*What to work on*:
Skip all pictures. Write out the data below from its first line through the line that contains "import pandas as pd".

*Data block*:
____

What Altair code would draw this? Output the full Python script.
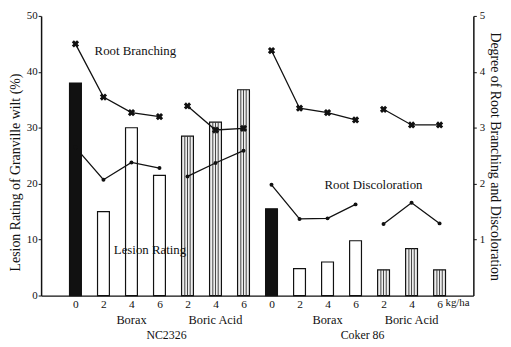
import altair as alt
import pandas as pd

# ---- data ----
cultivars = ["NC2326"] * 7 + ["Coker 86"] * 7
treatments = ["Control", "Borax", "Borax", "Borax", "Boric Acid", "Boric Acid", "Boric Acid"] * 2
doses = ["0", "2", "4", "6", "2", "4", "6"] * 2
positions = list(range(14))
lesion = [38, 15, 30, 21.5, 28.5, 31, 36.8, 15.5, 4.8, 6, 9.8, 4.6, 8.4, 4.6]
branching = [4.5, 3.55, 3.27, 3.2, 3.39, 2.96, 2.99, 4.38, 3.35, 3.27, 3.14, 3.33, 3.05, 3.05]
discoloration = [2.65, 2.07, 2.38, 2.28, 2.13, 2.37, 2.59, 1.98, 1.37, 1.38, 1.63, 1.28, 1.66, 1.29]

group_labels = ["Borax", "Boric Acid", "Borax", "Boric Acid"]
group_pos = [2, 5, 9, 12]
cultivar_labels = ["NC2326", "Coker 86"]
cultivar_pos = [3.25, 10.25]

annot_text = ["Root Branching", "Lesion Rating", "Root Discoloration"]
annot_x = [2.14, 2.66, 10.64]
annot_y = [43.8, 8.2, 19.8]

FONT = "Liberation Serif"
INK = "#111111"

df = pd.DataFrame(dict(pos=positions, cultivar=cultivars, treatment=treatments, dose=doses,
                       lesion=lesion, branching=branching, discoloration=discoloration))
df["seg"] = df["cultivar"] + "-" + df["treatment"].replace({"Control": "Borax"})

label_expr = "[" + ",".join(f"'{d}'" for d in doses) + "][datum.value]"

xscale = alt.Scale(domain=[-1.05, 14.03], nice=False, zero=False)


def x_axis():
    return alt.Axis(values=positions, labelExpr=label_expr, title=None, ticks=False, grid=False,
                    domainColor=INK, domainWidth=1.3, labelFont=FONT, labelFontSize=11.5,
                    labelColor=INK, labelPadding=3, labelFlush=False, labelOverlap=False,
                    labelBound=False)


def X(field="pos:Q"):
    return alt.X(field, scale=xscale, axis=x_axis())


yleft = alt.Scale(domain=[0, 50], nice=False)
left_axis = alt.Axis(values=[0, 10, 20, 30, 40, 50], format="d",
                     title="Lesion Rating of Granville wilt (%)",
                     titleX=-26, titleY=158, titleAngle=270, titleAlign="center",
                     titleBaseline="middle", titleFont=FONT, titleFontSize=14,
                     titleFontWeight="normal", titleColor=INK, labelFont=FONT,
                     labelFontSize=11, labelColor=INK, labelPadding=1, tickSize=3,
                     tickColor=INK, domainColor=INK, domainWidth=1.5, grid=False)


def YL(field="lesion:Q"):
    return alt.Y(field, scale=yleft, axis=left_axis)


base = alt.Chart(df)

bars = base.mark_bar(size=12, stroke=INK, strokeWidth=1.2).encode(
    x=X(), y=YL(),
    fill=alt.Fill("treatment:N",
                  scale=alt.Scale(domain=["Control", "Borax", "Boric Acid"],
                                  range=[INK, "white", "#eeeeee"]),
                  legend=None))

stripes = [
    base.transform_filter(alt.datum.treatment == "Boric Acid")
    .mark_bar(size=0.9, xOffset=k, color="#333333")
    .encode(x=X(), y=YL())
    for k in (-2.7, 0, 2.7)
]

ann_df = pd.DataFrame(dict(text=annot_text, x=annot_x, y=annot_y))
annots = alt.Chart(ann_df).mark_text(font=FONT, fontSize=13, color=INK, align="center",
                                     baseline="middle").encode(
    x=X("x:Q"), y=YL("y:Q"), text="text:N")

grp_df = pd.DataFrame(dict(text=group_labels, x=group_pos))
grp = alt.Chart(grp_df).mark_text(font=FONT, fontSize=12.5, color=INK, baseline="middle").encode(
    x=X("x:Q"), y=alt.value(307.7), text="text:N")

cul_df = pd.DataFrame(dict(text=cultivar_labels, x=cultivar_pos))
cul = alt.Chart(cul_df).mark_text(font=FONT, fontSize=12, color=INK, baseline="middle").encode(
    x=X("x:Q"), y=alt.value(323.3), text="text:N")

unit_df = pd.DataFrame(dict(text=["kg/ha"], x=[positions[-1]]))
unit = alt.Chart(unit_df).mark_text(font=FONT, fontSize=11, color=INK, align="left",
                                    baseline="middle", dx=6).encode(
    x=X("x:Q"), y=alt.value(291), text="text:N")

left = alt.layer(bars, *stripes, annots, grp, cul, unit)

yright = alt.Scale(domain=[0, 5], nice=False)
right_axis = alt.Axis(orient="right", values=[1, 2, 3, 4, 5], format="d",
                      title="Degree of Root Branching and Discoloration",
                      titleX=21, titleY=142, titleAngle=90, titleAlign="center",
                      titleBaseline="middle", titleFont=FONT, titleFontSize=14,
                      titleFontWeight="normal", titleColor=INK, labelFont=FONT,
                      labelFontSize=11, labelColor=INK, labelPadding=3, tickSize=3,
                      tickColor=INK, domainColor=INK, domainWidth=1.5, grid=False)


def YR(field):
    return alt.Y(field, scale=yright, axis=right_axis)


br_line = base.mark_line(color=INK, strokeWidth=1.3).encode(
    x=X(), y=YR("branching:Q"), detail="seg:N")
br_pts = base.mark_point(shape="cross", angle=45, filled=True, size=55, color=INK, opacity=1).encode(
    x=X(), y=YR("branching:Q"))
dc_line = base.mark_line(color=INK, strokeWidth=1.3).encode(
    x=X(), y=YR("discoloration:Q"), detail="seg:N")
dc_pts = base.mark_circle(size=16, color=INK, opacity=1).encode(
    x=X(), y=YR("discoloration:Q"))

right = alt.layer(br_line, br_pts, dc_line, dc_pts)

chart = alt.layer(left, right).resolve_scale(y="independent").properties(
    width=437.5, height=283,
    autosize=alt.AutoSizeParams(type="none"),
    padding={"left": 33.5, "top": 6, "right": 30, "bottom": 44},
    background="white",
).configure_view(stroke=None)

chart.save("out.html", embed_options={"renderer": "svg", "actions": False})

____

*Reply*:
What Altair code would draw this? Output the full Python script.
import altair as alt
import pandas as pd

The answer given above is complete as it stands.